Retype the whole listing verbatim and keep the pictures out of it.

• Data provided:
━━━━
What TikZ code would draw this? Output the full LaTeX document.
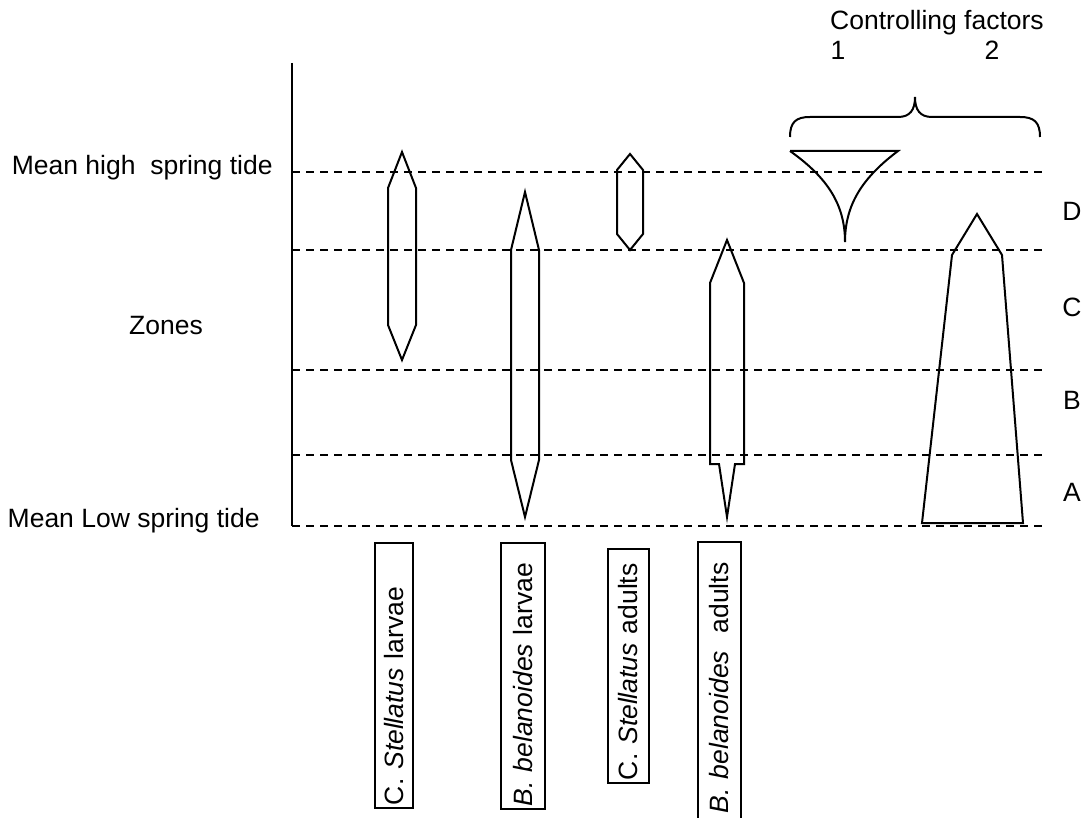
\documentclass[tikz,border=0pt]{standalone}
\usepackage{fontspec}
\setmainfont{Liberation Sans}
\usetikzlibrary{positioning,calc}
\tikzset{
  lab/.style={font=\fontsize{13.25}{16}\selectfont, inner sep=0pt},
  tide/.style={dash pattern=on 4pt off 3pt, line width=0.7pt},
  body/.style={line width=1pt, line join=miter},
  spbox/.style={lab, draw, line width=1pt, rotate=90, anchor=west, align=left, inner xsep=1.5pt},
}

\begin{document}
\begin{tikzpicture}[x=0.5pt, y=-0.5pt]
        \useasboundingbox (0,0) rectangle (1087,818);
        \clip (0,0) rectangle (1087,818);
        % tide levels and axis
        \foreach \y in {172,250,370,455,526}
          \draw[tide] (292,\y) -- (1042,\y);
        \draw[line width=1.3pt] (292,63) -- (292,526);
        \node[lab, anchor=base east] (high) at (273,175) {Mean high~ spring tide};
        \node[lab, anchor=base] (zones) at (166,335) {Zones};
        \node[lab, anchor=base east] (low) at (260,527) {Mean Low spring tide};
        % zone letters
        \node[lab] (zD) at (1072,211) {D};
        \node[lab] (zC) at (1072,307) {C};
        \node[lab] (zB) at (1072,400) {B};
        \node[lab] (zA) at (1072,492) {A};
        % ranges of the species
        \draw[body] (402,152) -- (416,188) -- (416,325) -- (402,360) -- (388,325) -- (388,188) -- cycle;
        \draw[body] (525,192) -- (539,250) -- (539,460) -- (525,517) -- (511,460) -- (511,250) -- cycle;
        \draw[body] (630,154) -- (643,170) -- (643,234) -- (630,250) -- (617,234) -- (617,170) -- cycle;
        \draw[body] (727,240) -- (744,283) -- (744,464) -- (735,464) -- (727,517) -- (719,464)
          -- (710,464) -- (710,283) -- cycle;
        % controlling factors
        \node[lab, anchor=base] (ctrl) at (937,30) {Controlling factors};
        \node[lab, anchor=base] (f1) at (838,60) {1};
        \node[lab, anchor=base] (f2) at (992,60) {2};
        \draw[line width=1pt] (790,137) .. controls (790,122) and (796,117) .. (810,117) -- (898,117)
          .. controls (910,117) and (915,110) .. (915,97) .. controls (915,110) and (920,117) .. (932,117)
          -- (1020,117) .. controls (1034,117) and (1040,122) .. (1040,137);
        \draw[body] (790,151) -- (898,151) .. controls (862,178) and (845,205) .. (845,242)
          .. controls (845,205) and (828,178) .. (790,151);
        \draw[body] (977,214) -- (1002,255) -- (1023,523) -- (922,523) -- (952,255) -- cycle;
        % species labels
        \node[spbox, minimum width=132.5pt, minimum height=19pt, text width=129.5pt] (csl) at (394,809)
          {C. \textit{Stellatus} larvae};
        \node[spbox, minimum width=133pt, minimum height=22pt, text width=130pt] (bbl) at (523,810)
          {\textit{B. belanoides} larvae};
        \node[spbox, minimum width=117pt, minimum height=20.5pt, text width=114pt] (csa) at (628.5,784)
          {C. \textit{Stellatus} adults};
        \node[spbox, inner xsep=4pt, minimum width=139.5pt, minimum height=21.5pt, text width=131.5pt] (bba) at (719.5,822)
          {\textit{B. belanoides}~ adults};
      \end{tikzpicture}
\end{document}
━━━━
• Completed task:
What TikZ code would draw this? Output the full LaTeX document.
\documentclass[tikz,border=0pt]{standalone}
\usepackage{fontspec}
\setmainfont{Liberation Sans}
\usetikzlibrary{positioning,calc}
\tikzset{
  lab/.style={font=\fontsize{13.25}{16}\selectfont, inner sep=0pt},
  tide/.style={dash pattern=on 4pt off 3pt, line width=0.7pt},
  body/.style={line width=1pt, line join=miter},
  spbox/.style={lab, draw, line width=1pt, rotate=90, anchor=west, align=left, inner xsep=1.5pt},
}

\begin{document}
\begin{tikzpicture}[x=0.5pt, y=-0.5pt]
        \useasboundingbox (0,0) rectangle (1087,818);
        \clip (0,0) rectangle (1087,818);
        % tide levels and axis
        \foreach \y in {172,250,370,455,526}
          \draw[tide] (292,\y) -- (1042,\y);
        \draw[line width=1.3pt] (292,63) -- (292,526);
        \node[lab, anchor=base east] (high) at (273,175) {Mean high~ spring tide};
        \node[lab, anchor=base] (zones) at (166,335) {Zones};
        \node[lab, anchor=base east] (low) at (260,527) {Mean Low spring tide};
        % zone letters
        \node[lab] (zD) at (1072,211) {D};
        \node[lab] (zC) at (1072,307) {C};
        \node[lab] (zB) at (1072,400) {B};
        \node[lab] (zA) at (1072,492) {A};
        % ranges of the species
        \draw[body] (402,152) -- (416,188) -- (416,325) -- (402,360) -- (388,325) -- (388,188) -- cycle;
        \draw[body] (525,192) -- (539,250) -- (539,460) -- (525,517) -- (511,460) -- (511,250) -- cycle;
        \draw[body] (630,154) -- (643,170) -- (643,234) -- (630,250) -- (617,234) -- (617,170) -- cycle;
        \draw[body] (727,240) -- (744,283) -- (744,464) -- (735,464) -- (727,517) -- (719,464)
          -- (710,464) -- (710,283) -- cycle;
        % controlling factors
        \node[lab, anchor=base] (ctrl) at (937,30) {Controlling factors};
        \node[lab, anchor=base] (f1) at (838,60) {1};
        \node[lab, anchor=base] (f2) at (992,60) {2};
        \draw[line width=1pt] (790,137) .. controls (790,122) and (796,117) .. (810,117) -- (898,117)
          .. controls (910,117) and (915,110) .. (915,97) .. controls (915,110) and (920,117) .. (932,117)
          -- (1020,117) .. controls (1034,117) and (1040,122) .. (1040,137);
        \draw[body] (790,151) -- (898,151) .. controls (862,178) and (845,205) .. (845,242)
          .. controls (845,205) and (828,178) .. (790,151);
        \draw[body] (977,214) -- (1002,255) -- (1023,523) -- (922,523) -- (952,255) -- cycle;
        % species labels
        \node[spbox, minimum width=132.5pt, minimum height=19pt, text width=129.5pt] (csl) at (394,809)
          {C. \textit{Stellatus} larvae};
        \node[spbox, minimum width=133pt, minimum height=22pt, text width=130pt] (bbl) at (523,810)
          {\textit{B. belanoides} larvae};
        \node[spbox, minimum width=117pt, minimum height=20.5pt, text width=114pt] (csa) at (628.5,784)
          {C. \textit{Stellatus} adults};
        \node[spbox, inner xsep=4pt, minimum width=139.5pt, minimum height=21.5pt, text width=131.5pt] (bba) at (719.5,822)
          {\textit{B. belanoides}~ adults};
      \end{tikzpicture}
\end{document}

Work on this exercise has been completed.